For traders, the presence of advanced infrastructure indicates reliability and low execution risk.

Common Misconceptions about Forex Brokers
  • Myth 1: All brokers manipulate prices. In reality, manipulation risks are higher with unregulated or low-tier Market Makers; regulated brokers use audited price feeds.
  • Myth 2: ECN brokers are always better. ECN is ideal for experienced traders, but beginners may struggle with variable spreads and commissions.
  • Myth 3: Regulation guarantees profits. Regulation protects fairness, not performance. Profits still depend on trader skill and discipline.
  • Myth 4: High leverage equals better trading. Excessive leverage magnifies both gains and losses; smart traders use leverage responsibly.
Future Trends in Forex Brokerage

The Forex industry is evolving rapidly. Key emerging trends include:

  • AI-driven risk management: Brokers use machine learning to monitor trade flow and exposure in real time.
  • Blockchain transparency: Some brokers adopt distributed ledger technology for transaction auditing.
  • Decentralized liquidity networks: Peer-to-peer liquidity pools are being tested.
  • RegTech integration: Automated compliance monitoring to reduce regulatory risk.
  • Client personalization: Tailored account structures and analytics for different trader profiles.

As regulation tightens and technology advances, the line between institutional and retail trading will continue to blur.
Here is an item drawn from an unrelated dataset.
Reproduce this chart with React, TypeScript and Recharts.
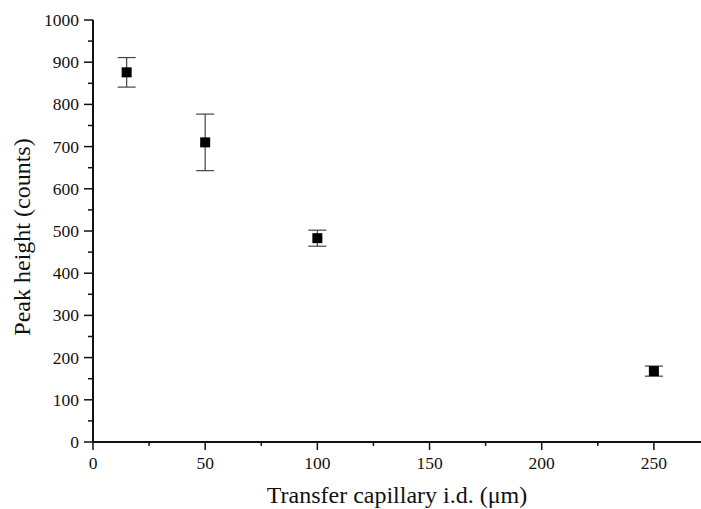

A Forex broker is more than just a service provider—it is the operational foundation of every trade executed in the market. Understanding how brokers operate, how they earn, and which model aligns with your goals is essential to long-term success.
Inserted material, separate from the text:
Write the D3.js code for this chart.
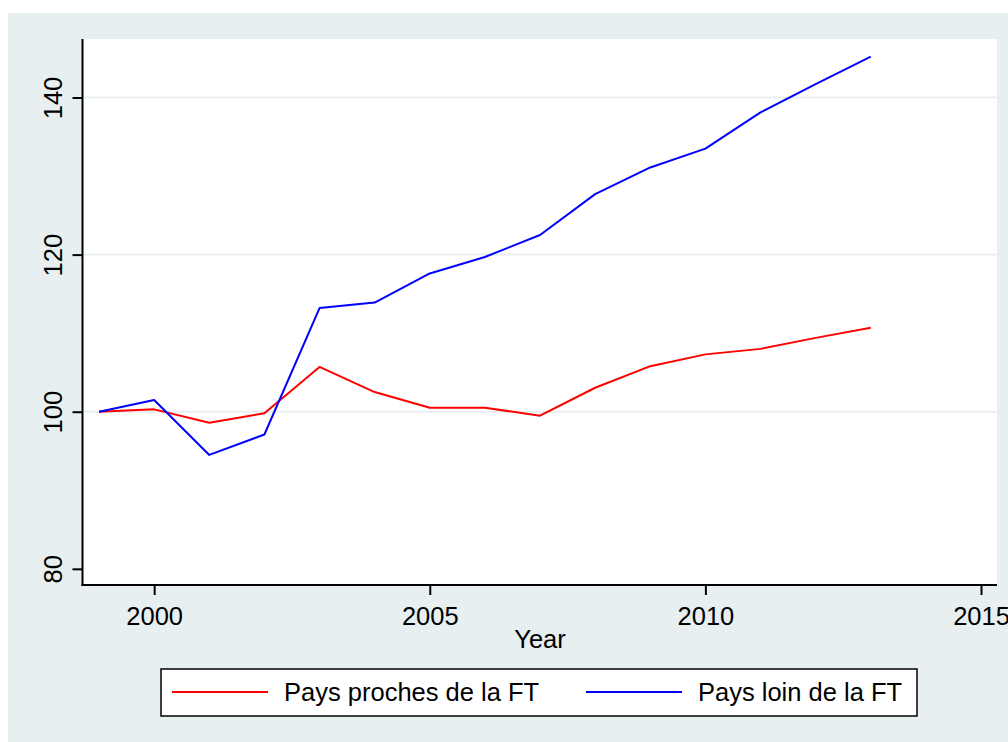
<!DOCTYPE html>
<html lang="fr">
<head>
    <meta charset="UTF-8">
    <title>Pays proches / loin de la FT</title>
    <script src="https://d3js.org/d3.v7.min.js"></script>
    <style>
        body { margin: 0; background: #ffffff; }
        text { font-family: "Liberation Sans", Arial, sans-serif; fill: #000; }
    </style>
</head>
<body>
    <script>
        // données
        const years = [1999, 2000, 2001, 2002, 2003, 2004, 2005, 2006, 2007, 2008, 2009, 2010, 2011, 2012, 2013];
        const proches = [100, 100.3, 98.6, 99.8, 105.7, 102.5, 100.5, 100.5, 99.5, 103.05, 105.8, 107.3, 108.0, 109.4, 110.7];
        const loin = [100, 101.5, 94.5, 97.1, 113.2, 113.9, 117.6, 119.7, 122.5, 127.7, 131.1, 133.5, 138.1, 141.7, 145.2];
        const xTicks = [2000, 2005, 2010, 2015];
        const yTicks = [80, 100, 120, 140];
        const gridTicks = [100, 120, 140];
        const seriesNames = ["Pays proches de la FT", "Pays loin de la FT"];
        const seriesColors = ["#ff0000", "#0000ff"];

        const width = 1008, height = 742;
        const bg = "#e7eff1";
        const fs = 25.5;
        const plot = { left: 82.5, right: 997, top: 39, bottom: 585 };

        const svg = d3.select("body").append("svg")
            .attr("width", width)
            .attr("height", height);

        // fond du graphique
        svg.append("rect")
            .attr("x", 8).attr("y", 13)
            .attr("width", width - 8).attr("height", height - 13)
            .attr("fill", bg);

        // zone de tracé
        svg.append("rect")
            .attr("x", plot.left).attr("y", plot.top)
            .attr("width", plot.right - plot.left).attr("height", plot.bottom - plot.top)
            .attr("fill", "#ffffff");

        const x = d3.scaleLinear()
            .domain([1998.7, 2015.29])
            .range([plot.left, plot.right]);

        const y = d3.scaleLinear()
            .domain([77.94, 147.45])
            .range([plot.bottom, plot.top]);

        // lignes de grille
        svg.append("g")
            .selectAll("line")
            .data(gridTicks)
            .join("line")
            .attr("x1", plot.left).attr("x2", plot.right)
            .attr("y1", d => y(d)).attr("y2", d => y(d))
            .attr("stroke", bg)
            .attr("stroke-width", 2);

        // axe des x
        const gx = svg.append("g")
            .attr("transform", `translate(0,${plot.bottom})`)
            .call(d3.axisBottom(x).tickValues(xTicks).tickFormat(d3.format("d")).tickSize(10).tickPadding(12).tickSizeOuter(0));
        gx.select(".domain").attr("stroke", "#000").attr("stroke-width", 2)
            .attr("d", `M${plot.left - 1},0H${plot.right}`);
        gx.selectAll(".tick line").attr("stroke", "#000").attr("stroke-width", 2);
        gx.selectAll(".tick text").attr("font-size", fs).attr("font-family", "Liberation Sans, Arial, sans-serif").attr("fill", "#000");

        // axe des y
        const gy = svg.append("g")
            .attr("transform", `translate(${plot.left},0)`)
            .call(d3.axisLeft(y).tickValues(yTicks).tickSize(10).tickSizeOuter(0));
        gy.select(".domain").attr("stroke", "#000").attr("stroke-width", 2)
            .attr("d", `M0,${plot.top}V${plot.bottom + 1}`);
        gy.selectAll(".tick line").attr("stroke", "#000").attr("stroke-width", 2);
        gy.selectAll(".tick text")
            .attr("font-size", fs)
            .attr("font-family", "Liberation Sans, Arial, sans-serif")
            .attr("fill", "#000")
            .attr("x", null).attr("dy", null)
            .attr("text-anchor", "middle")
            .attr("transform", "translate(-21,0) rotate(-90)");

        // titre de l'axe x
        svg.append("text")
            .attr("x", 540).attr("y", 648)
            .attr("text-anchor", "middle")
            .attr("font-size", fs)
            .text("Year");

        // courbes
        const line = d3.line()
            .x((d, i) => x(years[i]))
            .y(d => y(d));

        [proches, loin].forEach((s, k) => {
            svg.append("path")
                .datum(s)
                .attr("fill", "none")
                .attr("stroke", seriesColors[k])
                .attr("stroke-width", 2)
                .attr("stroke-linejoin", "round")
                .attr("d", line);
        });

        // légende
        const leg = svg.append("g");
        leg.append("rect")
            .attr("x", 161).attr("y", 669)
            .attr("width", 756).attr("height", 47)
            .attr("fill", "#ffffff")
            .attr("stroke", "#000")
            .attr("stroke-width", 1.5);
        const legX = [172, 586];
        seriesNames.forEach((name, k) => {
            leg.append("line")
                .attr("x1", legX[k]).attr("x2", legX[k] + 96)
                .attr("y1", 692).attr("y2", 692)
                .attr("stroke", seriesColors[k])
                .attr("stroke-width", 2);
            leg.append("text")
                .attr("x", legX[k] + 112).attr("y", 701)
                .attr("font-size", fs)
                .text(name);
        });
    </script>
</body>
</html>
  • Market Makers offer accessibility and simplicity.
  • STP brokers bring transparency and fair pricing.
  • ECN brokers provide direct interbank access and precision execution.
  • Hybrid and institutional models cater to broader or professional needs.

Ultimately, the best broker is one that aligns with your trading strategy, capital base, and ethics of transparency. A well-chosen broker doesn’t just execute your trades—it protects your capital, ensures market integrity, and supports your evolution as a professional trader.